Now, let's move on to some advanced queries.

**a. Extract books published after 2018:**

In [None]:
# Extract book nodes published after 2018
books_after_2018 = root.xpath('//book[year > 2018]')
# Display the content of the book nodes
display_xml(books_after_2018)

**b. Extract the title and price of books that cost more than $20:**

In [None]:
# Extract book nodes with price greater than $20
expensive_books = root.xpath('//book[price > 20]')
# Display the content of the book nodes
display_xml(expensive_books)

**c.
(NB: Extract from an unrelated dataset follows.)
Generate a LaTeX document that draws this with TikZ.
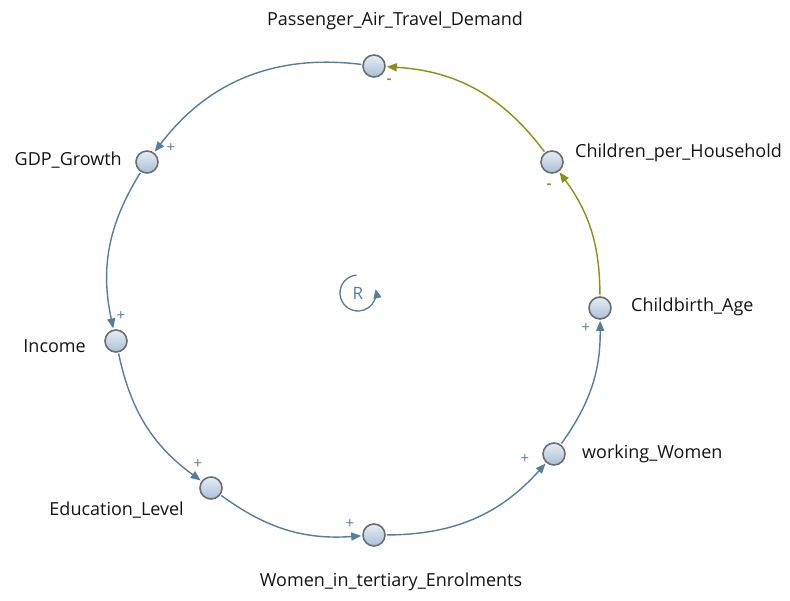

Extract book details with a specific attribute:**

In [None]:
# Extract book node with id=2
book_id_2 = root.xpath('//book[@id="2"]')
# Display the content of the book node
display_xml(book_id_2)

# 8. Exploring Lists and Parent Navigation

XPath also allows navigating lists and moving to the parent level using `..`.
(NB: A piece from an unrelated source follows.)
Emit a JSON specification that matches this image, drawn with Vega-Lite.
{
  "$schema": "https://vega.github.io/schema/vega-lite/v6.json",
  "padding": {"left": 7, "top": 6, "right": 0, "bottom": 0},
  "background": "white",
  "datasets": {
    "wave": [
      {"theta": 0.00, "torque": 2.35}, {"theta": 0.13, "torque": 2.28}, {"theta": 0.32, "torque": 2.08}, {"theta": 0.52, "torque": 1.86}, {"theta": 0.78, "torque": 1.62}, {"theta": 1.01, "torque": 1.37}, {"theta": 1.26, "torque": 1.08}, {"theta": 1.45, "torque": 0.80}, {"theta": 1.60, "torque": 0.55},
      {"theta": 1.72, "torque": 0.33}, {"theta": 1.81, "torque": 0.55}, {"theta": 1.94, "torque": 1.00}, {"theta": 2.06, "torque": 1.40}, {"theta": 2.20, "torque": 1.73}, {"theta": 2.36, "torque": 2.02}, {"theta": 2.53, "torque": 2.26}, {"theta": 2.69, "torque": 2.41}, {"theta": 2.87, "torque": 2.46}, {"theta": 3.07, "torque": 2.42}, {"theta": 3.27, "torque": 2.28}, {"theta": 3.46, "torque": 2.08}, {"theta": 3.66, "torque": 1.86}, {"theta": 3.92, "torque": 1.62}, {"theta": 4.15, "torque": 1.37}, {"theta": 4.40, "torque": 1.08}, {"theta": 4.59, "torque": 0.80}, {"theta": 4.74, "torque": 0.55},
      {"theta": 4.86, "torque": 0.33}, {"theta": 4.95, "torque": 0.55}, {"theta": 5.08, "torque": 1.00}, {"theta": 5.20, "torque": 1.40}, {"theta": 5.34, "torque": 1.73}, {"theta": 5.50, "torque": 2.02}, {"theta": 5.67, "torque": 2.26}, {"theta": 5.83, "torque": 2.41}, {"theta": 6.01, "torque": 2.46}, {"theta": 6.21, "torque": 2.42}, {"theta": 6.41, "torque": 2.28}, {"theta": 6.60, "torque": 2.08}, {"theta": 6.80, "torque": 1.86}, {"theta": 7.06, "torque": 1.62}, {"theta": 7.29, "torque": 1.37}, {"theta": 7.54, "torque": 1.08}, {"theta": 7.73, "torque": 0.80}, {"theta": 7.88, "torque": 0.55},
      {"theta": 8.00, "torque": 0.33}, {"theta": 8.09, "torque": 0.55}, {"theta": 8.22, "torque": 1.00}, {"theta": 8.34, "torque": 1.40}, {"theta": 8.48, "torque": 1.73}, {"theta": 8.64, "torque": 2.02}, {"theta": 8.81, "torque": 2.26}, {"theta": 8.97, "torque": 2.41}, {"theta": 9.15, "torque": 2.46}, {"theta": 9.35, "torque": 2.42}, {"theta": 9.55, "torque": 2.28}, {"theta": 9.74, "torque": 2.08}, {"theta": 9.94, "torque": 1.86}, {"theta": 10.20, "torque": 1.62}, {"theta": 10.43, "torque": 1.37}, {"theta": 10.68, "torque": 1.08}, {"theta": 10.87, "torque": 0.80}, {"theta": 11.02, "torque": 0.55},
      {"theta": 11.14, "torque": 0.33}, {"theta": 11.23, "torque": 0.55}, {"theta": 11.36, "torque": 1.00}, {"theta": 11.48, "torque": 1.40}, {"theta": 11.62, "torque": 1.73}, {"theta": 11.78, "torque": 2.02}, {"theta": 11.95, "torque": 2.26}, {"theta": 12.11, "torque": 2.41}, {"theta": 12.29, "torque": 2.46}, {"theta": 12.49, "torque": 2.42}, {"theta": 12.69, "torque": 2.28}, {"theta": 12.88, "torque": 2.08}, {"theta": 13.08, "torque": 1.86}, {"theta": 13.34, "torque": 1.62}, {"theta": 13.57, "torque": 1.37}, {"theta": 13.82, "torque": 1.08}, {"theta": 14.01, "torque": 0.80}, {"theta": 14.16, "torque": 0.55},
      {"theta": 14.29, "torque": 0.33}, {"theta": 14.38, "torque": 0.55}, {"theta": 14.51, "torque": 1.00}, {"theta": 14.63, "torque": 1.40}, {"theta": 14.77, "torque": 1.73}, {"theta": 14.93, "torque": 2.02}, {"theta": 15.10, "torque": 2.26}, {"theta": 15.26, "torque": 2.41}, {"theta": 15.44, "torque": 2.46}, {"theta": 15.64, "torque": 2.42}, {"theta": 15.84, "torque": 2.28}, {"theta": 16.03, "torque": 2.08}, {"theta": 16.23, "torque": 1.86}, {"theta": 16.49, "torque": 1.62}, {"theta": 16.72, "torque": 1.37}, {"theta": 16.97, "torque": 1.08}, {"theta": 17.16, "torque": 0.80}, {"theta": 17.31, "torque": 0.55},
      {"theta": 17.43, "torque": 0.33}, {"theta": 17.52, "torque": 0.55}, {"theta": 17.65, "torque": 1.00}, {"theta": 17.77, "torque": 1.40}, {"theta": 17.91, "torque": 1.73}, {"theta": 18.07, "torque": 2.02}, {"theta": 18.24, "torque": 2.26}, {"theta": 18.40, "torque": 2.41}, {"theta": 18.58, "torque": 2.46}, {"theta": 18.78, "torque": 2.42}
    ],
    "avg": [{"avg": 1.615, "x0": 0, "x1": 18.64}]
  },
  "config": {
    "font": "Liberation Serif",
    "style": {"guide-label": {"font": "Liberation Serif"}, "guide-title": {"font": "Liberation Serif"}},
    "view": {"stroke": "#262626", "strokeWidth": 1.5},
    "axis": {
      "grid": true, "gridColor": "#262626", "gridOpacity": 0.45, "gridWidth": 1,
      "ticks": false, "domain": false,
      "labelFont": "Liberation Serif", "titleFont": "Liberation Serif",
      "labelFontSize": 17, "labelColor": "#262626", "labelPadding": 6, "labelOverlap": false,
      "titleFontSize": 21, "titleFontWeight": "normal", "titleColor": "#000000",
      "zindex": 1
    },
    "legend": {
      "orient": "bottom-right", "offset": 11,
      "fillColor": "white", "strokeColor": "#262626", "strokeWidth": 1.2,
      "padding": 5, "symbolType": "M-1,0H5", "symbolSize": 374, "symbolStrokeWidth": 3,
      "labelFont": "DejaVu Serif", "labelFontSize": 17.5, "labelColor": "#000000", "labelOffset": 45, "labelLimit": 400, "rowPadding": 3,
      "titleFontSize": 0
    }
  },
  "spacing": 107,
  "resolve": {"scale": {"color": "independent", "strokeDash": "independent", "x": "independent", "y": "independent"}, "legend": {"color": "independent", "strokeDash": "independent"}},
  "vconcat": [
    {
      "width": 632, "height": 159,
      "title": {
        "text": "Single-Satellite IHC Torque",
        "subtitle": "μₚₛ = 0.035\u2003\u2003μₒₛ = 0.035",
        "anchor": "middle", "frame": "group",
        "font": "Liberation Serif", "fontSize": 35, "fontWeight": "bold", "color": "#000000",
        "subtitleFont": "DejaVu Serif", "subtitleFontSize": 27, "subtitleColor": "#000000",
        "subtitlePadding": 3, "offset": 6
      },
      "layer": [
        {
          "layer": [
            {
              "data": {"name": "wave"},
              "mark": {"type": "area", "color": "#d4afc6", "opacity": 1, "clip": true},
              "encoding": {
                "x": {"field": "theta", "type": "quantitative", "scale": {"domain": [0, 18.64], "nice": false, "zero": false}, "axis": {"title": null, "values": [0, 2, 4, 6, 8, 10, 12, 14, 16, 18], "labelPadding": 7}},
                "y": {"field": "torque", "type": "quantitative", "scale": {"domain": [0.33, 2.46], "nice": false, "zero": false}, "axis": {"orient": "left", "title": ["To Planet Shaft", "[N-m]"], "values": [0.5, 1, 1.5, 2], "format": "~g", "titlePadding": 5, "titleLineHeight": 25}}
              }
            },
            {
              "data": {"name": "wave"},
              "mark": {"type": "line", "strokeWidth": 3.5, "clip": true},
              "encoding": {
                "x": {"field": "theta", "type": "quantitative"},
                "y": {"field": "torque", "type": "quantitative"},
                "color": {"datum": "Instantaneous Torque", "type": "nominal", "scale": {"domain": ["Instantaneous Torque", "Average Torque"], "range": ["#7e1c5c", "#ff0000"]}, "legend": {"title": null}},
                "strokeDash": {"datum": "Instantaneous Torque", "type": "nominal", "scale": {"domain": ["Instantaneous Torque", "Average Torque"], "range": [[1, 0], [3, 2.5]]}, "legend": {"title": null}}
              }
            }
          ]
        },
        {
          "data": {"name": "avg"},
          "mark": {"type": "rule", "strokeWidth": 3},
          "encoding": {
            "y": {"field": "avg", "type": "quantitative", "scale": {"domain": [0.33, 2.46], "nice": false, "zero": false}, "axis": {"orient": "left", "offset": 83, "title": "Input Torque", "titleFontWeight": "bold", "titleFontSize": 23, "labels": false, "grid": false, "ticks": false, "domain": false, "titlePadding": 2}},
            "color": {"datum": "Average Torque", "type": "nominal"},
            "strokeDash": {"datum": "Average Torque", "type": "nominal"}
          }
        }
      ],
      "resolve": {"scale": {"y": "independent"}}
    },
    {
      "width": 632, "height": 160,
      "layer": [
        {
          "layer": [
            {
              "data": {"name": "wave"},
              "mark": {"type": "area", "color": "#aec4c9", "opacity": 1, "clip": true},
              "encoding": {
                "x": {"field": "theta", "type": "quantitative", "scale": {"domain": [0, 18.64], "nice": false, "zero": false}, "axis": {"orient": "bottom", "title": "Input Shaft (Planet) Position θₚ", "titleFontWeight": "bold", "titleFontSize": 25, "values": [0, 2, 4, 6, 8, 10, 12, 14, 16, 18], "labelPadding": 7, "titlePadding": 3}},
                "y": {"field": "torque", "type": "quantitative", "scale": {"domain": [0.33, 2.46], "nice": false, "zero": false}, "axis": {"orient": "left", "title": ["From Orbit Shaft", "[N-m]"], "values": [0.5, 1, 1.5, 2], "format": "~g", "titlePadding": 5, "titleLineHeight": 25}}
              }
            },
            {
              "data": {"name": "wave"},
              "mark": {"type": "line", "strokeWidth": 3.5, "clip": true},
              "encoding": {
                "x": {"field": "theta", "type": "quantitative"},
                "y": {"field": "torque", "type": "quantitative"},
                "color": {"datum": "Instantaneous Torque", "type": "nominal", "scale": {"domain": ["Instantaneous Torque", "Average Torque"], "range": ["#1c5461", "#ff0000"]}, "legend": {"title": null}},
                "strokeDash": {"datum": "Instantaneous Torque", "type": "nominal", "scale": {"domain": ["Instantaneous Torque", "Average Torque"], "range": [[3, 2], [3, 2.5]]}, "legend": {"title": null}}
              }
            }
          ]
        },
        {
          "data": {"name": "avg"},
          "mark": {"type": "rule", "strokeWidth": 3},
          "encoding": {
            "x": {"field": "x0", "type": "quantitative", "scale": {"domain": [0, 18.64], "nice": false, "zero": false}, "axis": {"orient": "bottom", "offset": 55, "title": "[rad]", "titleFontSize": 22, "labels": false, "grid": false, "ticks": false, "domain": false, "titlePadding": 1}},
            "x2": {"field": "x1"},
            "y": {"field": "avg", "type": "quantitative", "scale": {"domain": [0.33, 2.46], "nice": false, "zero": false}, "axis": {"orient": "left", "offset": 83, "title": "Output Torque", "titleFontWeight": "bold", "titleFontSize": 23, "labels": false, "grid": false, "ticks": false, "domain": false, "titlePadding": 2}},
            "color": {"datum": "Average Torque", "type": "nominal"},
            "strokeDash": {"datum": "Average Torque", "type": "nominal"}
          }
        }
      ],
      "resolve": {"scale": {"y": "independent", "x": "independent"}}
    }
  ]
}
**a. Extract titles of all books (list example):**


In [None]:
# Extract all book title nodes
book_titles_nodes = root.xpath('//book/title')
# Display the content of title nodes
display_xml(book_titles_nodes)

**b. Navigate to the parent and back down to another child:**

In [None]:
# Navigate to the parent of the first book's title and get the price
parent_price_node = root.xpath('//book/title[text()="Python Programming"]/../price')
# Display the content of the price node
display_xml(parent_price_node)

**c. Use `..` to navigate from an element to its parent and then select another sibling:**

In [None]:
# Use '..' to navigate from author to title
titles_from_authors_nodes = root.xpath('//book/author[text()="Jane Smith"]/../title')
# Display the content of title nodes
display_xml(titles_from_authors_nodes)

# 9. Using `//` and Wildcard `*` in XPath

**a. Using `//` to select nodes regardless of their position in the document:**

In [None]:
# Extract all author nodes regardless of their position in the document
all_authors_nodes = root.xpath('//author')
# Display the content of author nodes
display_xml(all_authors_nodes)

**b. Using the wildcard `*` to select any element:**

In [None]:
# Extract all child nodes of the first book
first_book_children = root.xpath('//book[1]/*')
# Display the content of child nodes
display_xml(first_book_children)

**c. Combine `//` and `*` to select all elements:**

In [None]:
# Extract all elements in the document
all_elements = root.xpath('//*')
# Display the content of all elements
display_xml(all_elements)

# 10. Additional XPath Functions and Expressions


**a. Using `@` to Select Attributes:**

In [None]:
# Extract the IDs of all books
book_ids = root.xpath('//book/@id')
book_ids

**b. Using Position Functions:**

In [None]:
# Extract the title of the last book
last_book_title_node = root.xpath('//book[last()]/title')
# Display the content of the title node
display_xml(last_book_title_node)

In [None]:
# Extract the titles of the first two books
first_two_books_title_nodes = root.xpath('//book[position() <= 2]/title')
# Display the content of the title nodes
display_xml(first_two_books_title_nodes)

**c. Using Boolean Functions:**

In [None]:
# Check if there are any books published in 2020
books_2020 = root.xpath('boolean(//book[year=2020])')
books_2020

**d. Using Aggregation Functions:**

In [None]:
# Count the number of books
book_count = root.xpath('count(//book)')
book_count

**e. Combining Functions:**

In [None]:
# Extract titles and authors of books costing more than $20
expensive_books_nodes = root.xpath('//book[price > 20]')
# Display the content of the book nodes
display_xml(expensive_books_nodes)

# 11. Conclusion

XPath is a powerful tool for navigating and querying XML documents. In this lab, we've covered basic to advanced XPath queries, explored lists, navigated using `..`, used `//` to select nodes regardless of their position, utilized the wildcard `*`, and explored various XPath functions and expressions without always relying on `text()`. You can further explore XPath to handle more complex XML structures and queries.